Polio eradication campaigners decided that in order to stop Type 2 vaccine virus cases from cropping up, that part of the vaccine had to go. 

When the idea for the switch was proposed, experts who advise the WHO recommended a prerequisite for making the change. Before countries that use oral vaccine move to the version without Type 2, they should give all their children at least one dose of the injectable vaccine, to try to minimize the dangers inherent in the process. 

That hasn’t happened, admitted Michel Zaffran, director of the WHO’s polio eradication team. Vaccine manufacturers weren’t able to scale up production sufficiently to make enough of the injectable vaccine. At this point, about 30 countries haven’t given children doses of the injectable vaccine; 20 won’t get the needed supplies until some time in 2017. “This is one piece that has not worked as effectively as we would have hoped,” Zaffran said. “Nonetheless the progress has been quite remarkable.” 
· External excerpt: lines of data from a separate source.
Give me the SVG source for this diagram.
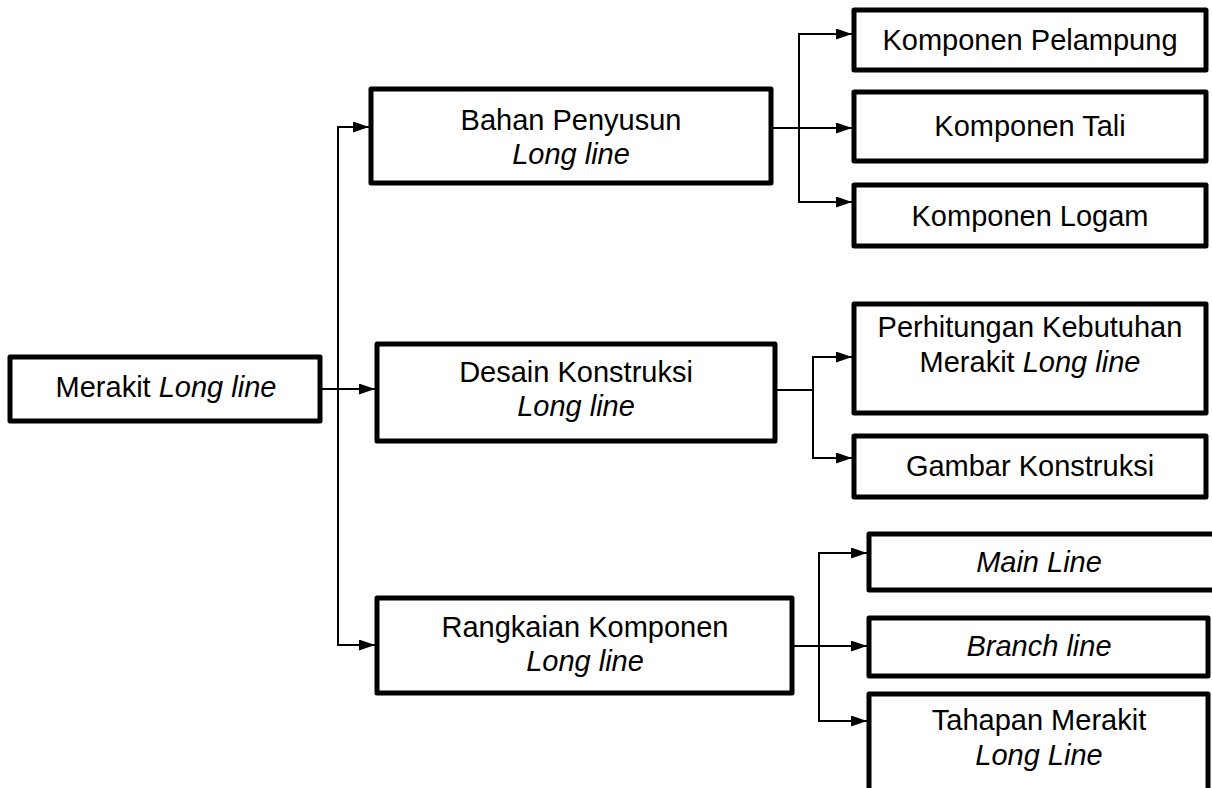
<svg xmlns="http://www.w3.org/2000/svg" width="1212" height="788" viewBox="0 0 1212 788">
<style>
.box{fill:#fff;stroke:#000;stroke-width:5;stroke-linejoin:round}
.t{font-family:"Liberation Sans",Arial,sans-serif;font-size:29px;fill:#000;text-anchor:middle}
.i{font-style:italic}
.c{fill:none;stroke:#000;stroke-width:2}
</style>
<defs>
<marker id="ah" markerUnits="userSpaceOnUse" markerWidth="17" markerHeight="12" refX="16" refY="5.5" orient="auto">
<path d="M0,0 L16,5.5 L0,11 z" fill="#000"/>
</marker>
</defs>
<rect width="1212" height="788" fill="#fff"/>
<g id="connectors">
<line class="c" x1="322" y1="389" x2="375" y2="389" marker-end="url(#ah)"/>
<polyline class="c" points="369,127 338,127 338,645 375,645" marker-end="url(#ah)"/>
<line class="c" x1="338" y1="127" x2="369" y2="127" marker-end="url(#ah)"/>
<line class="c" x1="773" y1="128" x2="852" y2="128" marker-end="url(#ah)"/>
<polyline class="c" points="852,34 799,34 799,202 852,202" marker-end="url(#ah)"/>
<line class="c" x1="799" y1="34" x2="852" y2="34" marker-end="url(#ah)"/>
<polyline class="c" points="777,390 813,390"/>
<polyline class="c" points="852,357 813,357 813,458 852,458" marker-end="url(#ah)"/>
<line class="c" x1="813" y1="357" x2="852" y2="357" marker-end="url(#ah)"/>
<line class="c" x1="794" y1="646" x2="867" y2="646" marker-end="url(#ah)"/>
<polyline class="c" points="867,553 819,553 819,721 867,721" marker-end="url(#ah)"/>
<line class="c" x1="819" y1="553" x2="867" y2="553" marker-end="url(#ah)"/>
</g>
<g id="merakit">
<rect class="box" x="10" y="357" width="310" height="64"/>
<text class="t" x="166" y="397">Merakit <tspan class="i">Long line</tspan></text>
</g>
<g id="bahan">
<rect class="box" x="371" y="89" width="400" height="94"/>
<text class="t" x="571" y="130">Bahan Penyusun</text>
<text class="t i" x="571" y="164">Long line</text>
</g>
<g id="desain">
<rect class="box" x="377" y="344" width="398" height="97"/>
<text class="t" x="576" y="382">Desain Konstruksi</text>
<text class="t i" x="576" y="416">Long line</text>
</g>
<g id="rangkaian">
<rect class="box" x="377" y="598" width="415" height="95"/>
<text class="t" x="585" y="637">Rangkaian Komponen</text>
<text class="t i" x="585" y="671">Long line</text>
</g>
<g id="pelampung">
<rect class="box" x="854" y="10" width="352" height="60"/>
<text class="t" x="1030" y="50">Komponen Pelampung</text>
</g>
<g id="tali">
<rect class="box" x="854" y="92" width="352" height="69"/>
<text class="t" x="1030" y="136">Komponen Tali</text>
</g>
<g id="logam">
<rect class="box" x="854" y="185" width="352" height="61"/>
<text class="t" x="1030" y="226">Komponen Logam</text>
</g>
<g id="perhitungan">
<rect class="box" x="854" y="304" width="352" height="109"/>
<text class="t" x="1030" y="337">Perhitungan Kebutuhan</text>
<text class="t" x="1030" y="372">Merakit <tspan class="i">Long line</tspan></text>
</g>
<g id="gambar">
<rect class="box" x="854" y="436" width="352" height="61"/>
<text class="t" x="1030" y="476">Gambar Konstruksi</text>
</g>
<g id="mainline">
<rect class="box" x="869" y="534" width="360" height="56"/>
<text class="t i" x="1039" y="572">Main Line</text>
</g>
<g id="branchline">
<rect class="box" x="869" y="618" width="339" height="58"/>
<text class="t i" x="1039" y="656">Branch line</text>
</g>
<g id="tahapan">
<rect class="box" x="869" y="694" width="339" height="110"/>
<text class="t" x="1039" y="730">Tahapan Merakit</text>
<text class="t i" x="1039" y="765">Long Line</text>
</g>
</svg>
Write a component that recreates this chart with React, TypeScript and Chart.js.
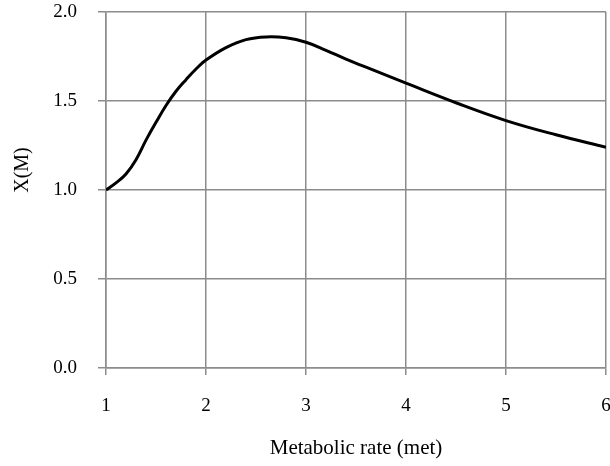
import React, { useEffect, useRef } from "react";
import { Chart, registerables } from "chart.js";

Chart.register(...registerables);

const metabolicRate = [1.0, 1.1, 1.2, 1.3, 1.4, 1.5, 1.6, 1.7, 1.8, 1.9, 2.0, 2.2, 2.4, 2.6, 2.8, 3.0, 3.2, 3.4, 3.6, 3.8, 4.0, 4.5, 5.0, 5.5, 6.0];
const xmValues = [1.0, 1.04, 1.09, 1.17, 1.28, 1.38, 1.475, 1.555, 1.62, 1.68, 1.73, 1.8, 1.845, 1.86, 1.855, 1.83, 1.785, 1.735, 1.69, 1.645, 1.6, 1.49, 1.39, 1.31, 1.24];

const xTitle = "Metabolic rate (met)";
const yTitle = "X(M)";

const GRID = "#8c8c8c";
const FONT = "'Liberation Serif', 'DejaVu Serif', serif";

const yTitlePlugin = {
  id: "yTitlePlugin",
  afterDraw(chart: any) {
    const { ctx } = chart;
    ctx.save();
    ctx.translate(22.5, 170);
    ctx.rotate(-Math.PI / 2);
    ctx.font = `20px ${FONT}`;
    ctx.fillStyle = "#000";
    ctx.textAlign = "center";
    ctx.textBaseline = "middle";
    ctx.fillText(yTitle, 0, 0);
    ctx.restore();
  },
};

export default function App() {
  const ref = useRef<HTMLCanvasElement | null>(null);

  useEffect(() => {
    document.body.style.margin = "0";
    const canvas = ref.current;
    if (!canvas) return;
    const chart = new Chart(canvas, {
      type: "line",
      data: {
        datasets: [
          {
            data: metabolicRate.map((x, i) => ({ x, y: xmValues[i] })),
            borderColor: "#000000",
            borderWidth: 3,
            pointRadius: 0,
            tension: 0.4,
            fill: false,
          },
        ],
      },
      options: {
        responsive: false,
        animation: false,
        layout: { padding: { top: 12, right: 4, left: 0, bottom: 0 } },
        plugins: { legend: { display: false }, tooltip: { enabled: false } },
        scales: {
          x: {
            type: "linear",
            min: 1,
            max: 6,
            afterFit: (s: any) => {
              s.height = 98;
              s.paddingLeft = 0;
              s.paddingRight = 0;
              s.paddingTop = 0;
              s.paddingBottom = 0;
            },
            ticks: {
              stepSize: 1,
              padding: 20,
              color: "#000",
              font: { family: FONT, size: 19 },
              maxRotation: 0,
            },
            grid: { color: GRID, lineWidth: 1.5, tickLength: 7 },
            border: { color: GRID, width: 1.5 },
            title: {
              display: true,
              text: xTitle,
              color: "#000",
              font: { family: FONT, size: 21 },
              padding: { top: 0, bottom: 5 },
            },
          },
          y: {
            min: 0,
            max: 2,
            afterFit: (s: any) => {
              s.width = 106;
              s.paddingLeft = 0;
              s.paddingRight = 0;
              s.paddingTop = 0;
              s.paddingBottom = 0;
            },
            ticks: {
              stepSize: 0.5,
              padding: 21,
              color: "#000",
              font: { family: FONT, size: 19 },
              callback: (v: any) => Number(v).toFixed(1),
            },
            grid: { color: GRID, lineWidth: 1.5, tickLength: 8 },
            border: { color: GRID, width: 1.5 },
            title: { display: false },
          },
        },
      },
      plugins: [yTitlePlugin],
    });
    return () => chart.destroy();
  }, []);

  return (
    <div style={{ width: 610, height: 466 }}>
      <canvas ref={ref} width={610} height={466} />
    </div>
  );
}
Orenstein said it would have been “desirable” if all countries had managed to give a round of injectable vaccine. But it was still felt the switch should go ahead. 

But an expert committee, which met last week, expressed concern about the potential impact of the vaccine shortfall. 

The available injectable vaccine supplies have been directed to countries felt to be at the highest risk of having vaccine virus outbreaks. Those that have been told they’ll have to wait are countries where vaccination rates are known to be high — meaning many children are already protected against the Type 2 vaccine viruses. When vaccine coverage is high, vaccine derived viruses are less likely to circulate.

Over the two weeks of the switch, thousands of program monitors will be checking hospitals, clinics, and other venues where oral polio vaccine is given to ensure any remaining supplies of the old vaccine are removed from the supply chain and rounded up for safe disposal. 

In addition to fixing the Type 2 vaccine virus problem, the switch will serve as a dry run for farther down the road, when all oral vaccine use must stop. “We are very close to eradicating polio. We have never been this close,” said Zaffran. “And we believe that we will be interrupting transmission in 2016.” 

That would open the door to a declaration of eradication in 2019, after a three-year monitoring period needed to ensure the virus is actually history.